Given instruction: Among the entries below, find the lines with "that" and copy them.

Records provided:
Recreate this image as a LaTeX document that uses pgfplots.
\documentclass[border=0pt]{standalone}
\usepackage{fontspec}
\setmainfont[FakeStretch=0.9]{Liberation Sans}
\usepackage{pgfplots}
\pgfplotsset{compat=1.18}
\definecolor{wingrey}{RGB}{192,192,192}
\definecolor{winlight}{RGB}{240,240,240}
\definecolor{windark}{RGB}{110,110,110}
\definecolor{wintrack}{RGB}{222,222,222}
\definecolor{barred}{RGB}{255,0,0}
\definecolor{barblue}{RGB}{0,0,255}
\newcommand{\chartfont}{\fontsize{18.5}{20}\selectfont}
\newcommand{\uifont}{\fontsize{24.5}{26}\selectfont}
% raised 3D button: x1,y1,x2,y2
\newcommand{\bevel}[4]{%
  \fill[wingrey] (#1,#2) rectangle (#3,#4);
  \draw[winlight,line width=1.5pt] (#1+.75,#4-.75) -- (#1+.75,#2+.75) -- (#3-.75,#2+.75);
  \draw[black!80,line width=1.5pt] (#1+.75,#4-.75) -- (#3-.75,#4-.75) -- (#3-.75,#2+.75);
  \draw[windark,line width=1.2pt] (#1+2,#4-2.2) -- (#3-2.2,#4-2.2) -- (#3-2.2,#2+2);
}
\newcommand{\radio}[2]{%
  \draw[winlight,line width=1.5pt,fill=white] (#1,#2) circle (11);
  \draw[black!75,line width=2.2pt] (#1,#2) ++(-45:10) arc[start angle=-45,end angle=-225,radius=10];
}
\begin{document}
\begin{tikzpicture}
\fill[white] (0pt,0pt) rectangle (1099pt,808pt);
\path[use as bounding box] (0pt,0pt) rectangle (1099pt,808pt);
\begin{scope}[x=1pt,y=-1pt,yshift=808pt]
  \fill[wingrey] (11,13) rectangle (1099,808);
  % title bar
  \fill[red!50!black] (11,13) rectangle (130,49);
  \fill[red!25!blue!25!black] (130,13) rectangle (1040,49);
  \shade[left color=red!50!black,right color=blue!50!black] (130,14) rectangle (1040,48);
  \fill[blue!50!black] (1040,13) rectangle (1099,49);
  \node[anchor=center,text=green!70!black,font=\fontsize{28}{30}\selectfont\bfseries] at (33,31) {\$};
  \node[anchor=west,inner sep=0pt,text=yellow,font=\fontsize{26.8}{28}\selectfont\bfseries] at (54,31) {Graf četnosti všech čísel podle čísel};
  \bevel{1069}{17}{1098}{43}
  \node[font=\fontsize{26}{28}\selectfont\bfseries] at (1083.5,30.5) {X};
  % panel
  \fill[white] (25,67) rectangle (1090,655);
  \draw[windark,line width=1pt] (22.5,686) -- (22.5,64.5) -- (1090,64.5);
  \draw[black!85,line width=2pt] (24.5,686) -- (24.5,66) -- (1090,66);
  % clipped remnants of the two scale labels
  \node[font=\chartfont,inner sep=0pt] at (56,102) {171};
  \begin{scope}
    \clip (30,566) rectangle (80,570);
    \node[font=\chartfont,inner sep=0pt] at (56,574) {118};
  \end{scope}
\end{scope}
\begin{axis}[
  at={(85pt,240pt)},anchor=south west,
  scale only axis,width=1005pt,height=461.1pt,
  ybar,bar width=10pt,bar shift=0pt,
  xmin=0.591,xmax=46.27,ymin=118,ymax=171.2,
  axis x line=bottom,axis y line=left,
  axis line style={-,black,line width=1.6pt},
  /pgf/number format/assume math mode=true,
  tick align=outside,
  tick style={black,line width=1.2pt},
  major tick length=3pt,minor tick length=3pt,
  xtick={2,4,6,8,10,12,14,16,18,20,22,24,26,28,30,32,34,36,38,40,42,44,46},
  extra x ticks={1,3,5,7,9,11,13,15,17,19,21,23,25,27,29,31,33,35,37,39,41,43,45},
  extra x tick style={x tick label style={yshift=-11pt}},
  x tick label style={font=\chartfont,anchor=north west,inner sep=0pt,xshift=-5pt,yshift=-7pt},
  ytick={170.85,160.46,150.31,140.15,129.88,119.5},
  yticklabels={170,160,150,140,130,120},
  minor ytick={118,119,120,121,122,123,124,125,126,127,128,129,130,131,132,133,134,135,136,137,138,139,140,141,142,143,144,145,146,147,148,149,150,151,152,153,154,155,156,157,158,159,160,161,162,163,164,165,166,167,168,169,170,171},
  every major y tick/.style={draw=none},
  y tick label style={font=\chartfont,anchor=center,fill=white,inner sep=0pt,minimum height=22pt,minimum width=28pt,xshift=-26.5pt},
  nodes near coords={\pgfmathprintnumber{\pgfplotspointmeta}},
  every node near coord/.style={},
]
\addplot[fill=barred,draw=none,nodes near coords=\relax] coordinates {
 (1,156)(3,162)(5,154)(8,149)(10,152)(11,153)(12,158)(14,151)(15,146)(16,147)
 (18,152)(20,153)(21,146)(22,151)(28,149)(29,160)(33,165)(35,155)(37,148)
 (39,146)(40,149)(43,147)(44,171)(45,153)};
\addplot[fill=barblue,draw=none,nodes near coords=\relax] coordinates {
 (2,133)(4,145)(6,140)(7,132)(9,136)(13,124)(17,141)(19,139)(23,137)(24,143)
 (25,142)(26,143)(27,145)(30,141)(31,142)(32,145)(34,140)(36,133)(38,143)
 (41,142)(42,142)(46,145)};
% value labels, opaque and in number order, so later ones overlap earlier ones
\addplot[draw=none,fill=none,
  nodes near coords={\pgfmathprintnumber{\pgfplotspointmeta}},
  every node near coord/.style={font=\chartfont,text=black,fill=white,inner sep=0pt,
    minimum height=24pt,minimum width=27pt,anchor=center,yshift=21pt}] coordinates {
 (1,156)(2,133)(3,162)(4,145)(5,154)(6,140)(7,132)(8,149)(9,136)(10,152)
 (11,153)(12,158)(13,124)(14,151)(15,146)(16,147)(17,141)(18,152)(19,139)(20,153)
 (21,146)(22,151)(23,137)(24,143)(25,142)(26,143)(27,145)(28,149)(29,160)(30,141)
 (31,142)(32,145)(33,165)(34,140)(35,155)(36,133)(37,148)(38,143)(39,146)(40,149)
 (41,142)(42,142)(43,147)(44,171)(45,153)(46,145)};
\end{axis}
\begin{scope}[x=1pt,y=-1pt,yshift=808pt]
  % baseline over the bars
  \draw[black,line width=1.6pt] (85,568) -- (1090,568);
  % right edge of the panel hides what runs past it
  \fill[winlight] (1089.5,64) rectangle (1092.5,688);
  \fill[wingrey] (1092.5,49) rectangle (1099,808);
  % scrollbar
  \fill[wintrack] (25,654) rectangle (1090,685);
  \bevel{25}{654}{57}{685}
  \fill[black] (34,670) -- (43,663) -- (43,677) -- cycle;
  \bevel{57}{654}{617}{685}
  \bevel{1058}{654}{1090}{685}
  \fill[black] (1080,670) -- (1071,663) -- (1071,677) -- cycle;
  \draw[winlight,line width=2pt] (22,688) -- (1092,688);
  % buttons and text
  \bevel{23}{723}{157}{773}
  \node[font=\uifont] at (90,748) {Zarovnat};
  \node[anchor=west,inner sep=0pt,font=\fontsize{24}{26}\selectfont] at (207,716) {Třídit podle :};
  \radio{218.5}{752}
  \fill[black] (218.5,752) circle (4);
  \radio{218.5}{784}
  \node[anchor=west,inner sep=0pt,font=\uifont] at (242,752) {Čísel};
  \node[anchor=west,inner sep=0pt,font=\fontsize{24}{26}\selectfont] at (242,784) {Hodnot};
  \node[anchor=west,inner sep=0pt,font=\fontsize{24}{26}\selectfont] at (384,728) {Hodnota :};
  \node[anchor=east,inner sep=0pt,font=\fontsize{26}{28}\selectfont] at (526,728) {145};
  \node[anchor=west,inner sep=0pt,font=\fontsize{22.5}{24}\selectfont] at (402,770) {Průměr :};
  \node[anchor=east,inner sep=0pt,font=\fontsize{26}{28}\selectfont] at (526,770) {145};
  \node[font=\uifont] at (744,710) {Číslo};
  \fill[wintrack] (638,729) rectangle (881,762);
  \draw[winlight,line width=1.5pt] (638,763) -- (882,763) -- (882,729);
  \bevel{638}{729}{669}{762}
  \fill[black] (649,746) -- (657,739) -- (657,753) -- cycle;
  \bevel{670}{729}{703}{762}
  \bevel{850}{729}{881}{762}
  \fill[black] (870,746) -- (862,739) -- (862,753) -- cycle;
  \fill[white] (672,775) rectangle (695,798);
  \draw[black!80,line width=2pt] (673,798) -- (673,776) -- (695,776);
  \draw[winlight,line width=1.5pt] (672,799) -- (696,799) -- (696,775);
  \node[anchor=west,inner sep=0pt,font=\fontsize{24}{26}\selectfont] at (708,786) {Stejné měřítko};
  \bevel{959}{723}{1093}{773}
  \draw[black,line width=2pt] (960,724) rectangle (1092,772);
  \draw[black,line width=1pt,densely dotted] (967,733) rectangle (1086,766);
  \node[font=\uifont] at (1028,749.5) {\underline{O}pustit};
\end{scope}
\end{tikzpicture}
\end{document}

...

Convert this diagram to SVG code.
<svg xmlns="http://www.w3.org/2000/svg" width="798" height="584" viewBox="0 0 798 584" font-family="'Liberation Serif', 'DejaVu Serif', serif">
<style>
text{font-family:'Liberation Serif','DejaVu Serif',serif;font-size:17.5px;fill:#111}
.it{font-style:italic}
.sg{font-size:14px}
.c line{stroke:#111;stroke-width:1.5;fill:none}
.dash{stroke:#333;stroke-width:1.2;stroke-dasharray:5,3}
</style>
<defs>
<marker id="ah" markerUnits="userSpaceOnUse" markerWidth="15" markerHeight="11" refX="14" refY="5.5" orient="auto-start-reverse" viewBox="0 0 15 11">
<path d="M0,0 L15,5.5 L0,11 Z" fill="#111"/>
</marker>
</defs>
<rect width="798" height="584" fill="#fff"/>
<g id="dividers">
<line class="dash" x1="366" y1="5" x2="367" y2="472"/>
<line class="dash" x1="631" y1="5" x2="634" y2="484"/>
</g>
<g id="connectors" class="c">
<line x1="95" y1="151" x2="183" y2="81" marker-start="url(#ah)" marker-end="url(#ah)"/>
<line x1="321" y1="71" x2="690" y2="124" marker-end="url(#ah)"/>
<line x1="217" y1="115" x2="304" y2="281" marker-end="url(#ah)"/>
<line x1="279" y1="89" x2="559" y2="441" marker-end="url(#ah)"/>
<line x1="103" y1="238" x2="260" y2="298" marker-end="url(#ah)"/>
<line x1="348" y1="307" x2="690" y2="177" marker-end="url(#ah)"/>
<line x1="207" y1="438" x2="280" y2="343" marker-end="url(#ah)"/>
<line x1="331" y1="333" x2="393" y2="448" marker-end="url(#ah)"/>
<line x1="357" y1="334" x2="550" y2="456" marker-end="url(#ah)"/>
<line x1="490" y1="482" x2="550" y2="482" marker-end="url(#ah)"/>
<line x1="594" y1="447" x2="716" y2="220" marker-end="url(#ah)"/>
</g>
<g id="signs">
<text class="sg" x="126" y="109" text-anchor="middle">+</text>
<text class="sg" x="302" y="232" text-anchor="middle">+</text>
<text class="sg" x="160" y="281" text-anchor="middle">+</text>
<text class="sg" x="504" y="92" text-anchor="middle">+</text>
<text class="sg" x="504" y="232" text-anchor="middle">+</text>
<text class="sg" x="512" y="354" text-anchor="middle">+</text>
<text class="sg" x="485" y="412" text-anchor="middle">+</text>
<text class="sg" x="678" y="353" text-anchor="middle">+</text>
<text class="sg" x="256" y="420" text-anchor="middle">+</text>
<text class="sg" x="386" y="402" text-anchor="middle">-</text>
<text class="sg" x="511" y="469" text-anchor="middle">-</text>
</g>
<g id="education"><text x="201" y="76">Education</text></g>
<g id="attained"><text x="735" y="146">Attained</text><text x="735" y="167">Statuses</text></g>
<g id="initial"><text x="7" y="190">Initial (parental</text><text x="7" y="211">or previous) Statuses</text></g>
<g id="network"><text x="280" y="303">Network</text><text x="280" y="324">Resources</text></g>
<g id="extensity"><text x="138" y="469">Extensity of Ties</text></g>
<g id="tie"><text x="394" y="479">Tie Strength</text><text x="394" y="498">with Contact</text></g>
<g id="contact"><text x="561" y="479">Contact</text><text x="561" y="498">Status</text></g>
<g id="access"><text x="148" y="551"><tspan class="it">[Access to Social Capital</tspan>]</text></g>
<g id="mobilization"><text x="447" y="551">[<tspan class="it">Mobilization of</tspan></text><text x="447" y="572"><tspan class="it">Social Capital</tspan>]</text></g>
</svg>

---

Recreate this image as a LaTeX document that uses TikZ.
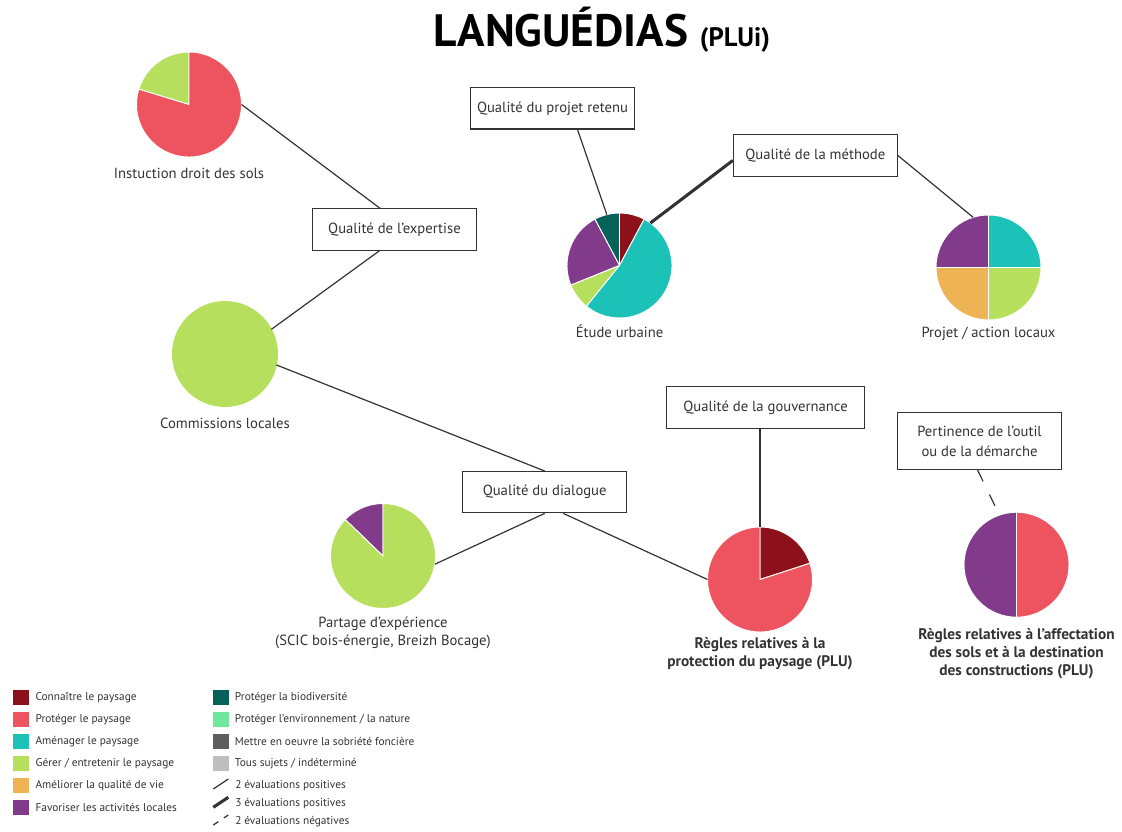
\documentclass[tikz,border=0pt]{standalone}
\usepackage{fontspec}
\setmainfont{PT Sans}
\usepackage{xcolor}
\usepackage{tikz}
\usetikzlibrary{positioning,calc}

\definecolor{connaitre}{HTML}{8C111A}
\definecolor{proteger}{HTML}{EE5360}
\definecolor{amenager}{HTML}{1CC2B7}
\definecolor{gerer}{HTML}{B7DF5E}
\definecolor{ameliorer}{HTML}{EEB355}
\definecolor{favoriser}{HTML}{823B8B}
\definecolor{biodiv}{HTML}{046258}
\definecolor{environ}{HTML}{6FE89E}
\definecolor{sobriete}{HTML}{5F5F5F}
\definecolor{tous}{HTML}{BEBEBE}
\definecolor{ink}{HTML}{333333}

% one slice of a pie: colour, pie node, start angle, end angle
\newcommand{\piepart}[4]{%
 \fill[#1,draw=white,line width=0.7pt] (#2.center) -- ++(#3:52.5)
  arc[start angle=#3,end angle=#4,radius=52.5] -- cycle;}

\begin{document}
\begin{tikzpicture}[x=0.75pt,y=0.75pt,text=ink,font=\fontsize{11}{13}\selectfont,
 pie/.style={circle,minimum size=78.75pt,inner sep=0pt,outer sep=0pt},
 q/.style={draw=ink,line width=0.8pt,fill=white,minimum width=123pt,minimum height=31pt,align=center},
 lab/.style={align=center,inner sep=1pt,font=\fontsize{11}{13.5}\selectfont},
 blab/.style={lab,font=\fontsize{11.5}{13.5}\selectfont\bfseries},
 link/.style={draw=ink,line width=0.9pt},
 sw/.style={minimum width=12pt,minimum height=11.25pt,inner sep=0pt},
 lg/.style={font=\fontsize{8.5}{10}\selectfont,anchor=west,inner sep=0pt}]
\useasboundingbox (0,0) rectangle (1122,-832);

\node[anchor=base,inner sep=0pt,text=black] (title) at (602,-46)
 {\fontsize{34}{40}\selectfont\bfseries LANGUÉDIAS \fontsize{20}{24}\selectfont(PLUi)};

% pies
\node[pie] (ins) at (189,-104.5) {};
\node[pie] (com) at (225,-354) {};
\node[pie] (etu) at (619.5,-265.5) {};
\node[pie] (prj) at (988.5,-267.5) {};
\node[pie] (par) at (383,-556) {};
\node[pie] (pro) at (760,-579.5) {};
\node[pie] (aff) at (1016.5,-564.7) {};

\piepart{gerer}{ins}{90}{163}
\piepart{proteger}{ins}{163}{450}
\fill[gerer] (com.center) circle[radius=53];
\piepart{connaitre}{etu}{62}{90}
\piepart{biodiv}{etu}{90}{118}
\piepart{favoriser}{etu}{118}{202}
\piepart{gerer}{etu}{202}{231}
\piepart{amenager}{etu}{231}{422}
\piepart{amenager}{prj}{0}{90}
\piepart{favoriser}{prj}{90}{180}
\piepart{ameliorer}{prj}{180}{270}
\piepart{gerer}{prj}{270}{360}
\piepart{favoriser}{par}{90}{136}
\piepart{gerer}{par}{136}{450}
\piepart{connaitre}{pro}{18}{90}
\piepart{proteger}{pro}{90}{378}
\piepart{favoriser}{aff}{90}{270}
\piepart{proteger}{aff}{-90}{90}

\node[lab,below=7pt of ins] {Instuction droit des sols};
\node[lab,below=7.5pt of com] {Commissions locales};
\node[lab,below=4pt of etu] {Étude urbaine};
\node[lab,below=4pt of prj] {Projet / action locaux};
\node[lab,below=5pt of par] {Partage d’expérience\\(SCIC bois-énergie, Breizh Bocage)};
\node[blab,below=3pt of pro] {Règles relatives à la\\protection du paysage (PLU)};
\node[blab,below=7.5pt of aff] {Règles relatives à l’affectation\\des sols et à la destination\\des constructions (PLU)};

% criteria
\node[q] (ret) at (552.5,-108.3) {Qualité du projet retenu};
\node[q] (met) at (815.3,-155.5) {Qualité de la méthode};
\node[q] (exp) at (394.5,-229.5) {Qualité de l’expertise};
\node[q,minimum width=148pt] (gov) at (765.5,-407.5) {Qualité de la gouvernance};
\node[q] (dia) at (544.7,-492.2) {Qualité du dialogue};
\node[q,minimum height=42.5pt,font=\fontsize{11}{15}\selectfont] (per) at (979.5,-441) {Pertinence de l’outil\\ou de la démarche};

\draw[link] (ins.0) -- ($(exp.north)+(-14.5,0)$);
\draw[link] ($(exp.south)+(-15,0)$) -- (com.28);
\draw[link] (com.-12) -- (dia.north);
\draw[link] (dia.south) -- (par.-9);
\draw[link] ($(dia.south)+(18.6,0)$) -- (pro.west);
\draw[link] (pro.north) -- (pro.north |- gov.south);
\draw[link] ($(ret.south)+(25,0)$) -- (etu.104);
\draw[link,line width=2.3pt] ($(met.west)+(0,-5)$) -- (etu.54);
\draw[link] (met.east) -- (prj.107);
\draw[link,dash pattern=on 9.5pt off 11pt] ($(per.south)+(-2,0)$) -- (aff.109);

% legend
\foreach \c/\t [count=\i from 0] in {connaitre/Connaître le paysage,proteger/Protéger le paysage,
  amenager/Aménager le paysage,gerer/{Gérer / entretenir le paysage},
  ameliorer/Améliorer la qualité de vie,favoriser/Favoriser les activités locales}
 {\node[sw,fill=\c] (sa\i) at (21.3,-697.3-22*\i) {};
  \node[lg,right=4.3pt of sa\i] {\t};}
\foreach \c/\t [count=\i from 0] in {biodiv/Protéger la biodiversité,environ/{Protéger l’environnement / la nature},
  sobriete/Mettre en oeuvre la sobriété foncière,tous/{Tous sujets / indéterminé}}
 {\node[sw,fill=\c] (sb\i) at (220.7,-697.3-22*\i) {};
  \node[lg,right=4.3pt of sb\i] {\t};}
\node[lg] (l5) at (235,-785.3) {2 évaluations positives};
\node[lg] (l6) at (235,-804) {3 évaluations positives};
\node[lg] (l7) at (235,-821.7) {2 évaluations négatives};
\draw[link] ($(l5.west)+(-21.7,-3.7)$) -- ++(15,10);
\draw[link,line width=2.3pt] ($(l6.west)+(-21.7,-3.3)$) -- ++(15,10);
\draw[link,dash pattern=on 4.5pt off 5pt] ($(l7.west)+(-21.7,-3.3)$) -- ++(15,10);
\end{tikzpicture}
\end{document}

Exercise result:
Recreate this image as a LaTeX document that uses pgfplots.
Recreate this image as a LaTeX document that uses TikZ.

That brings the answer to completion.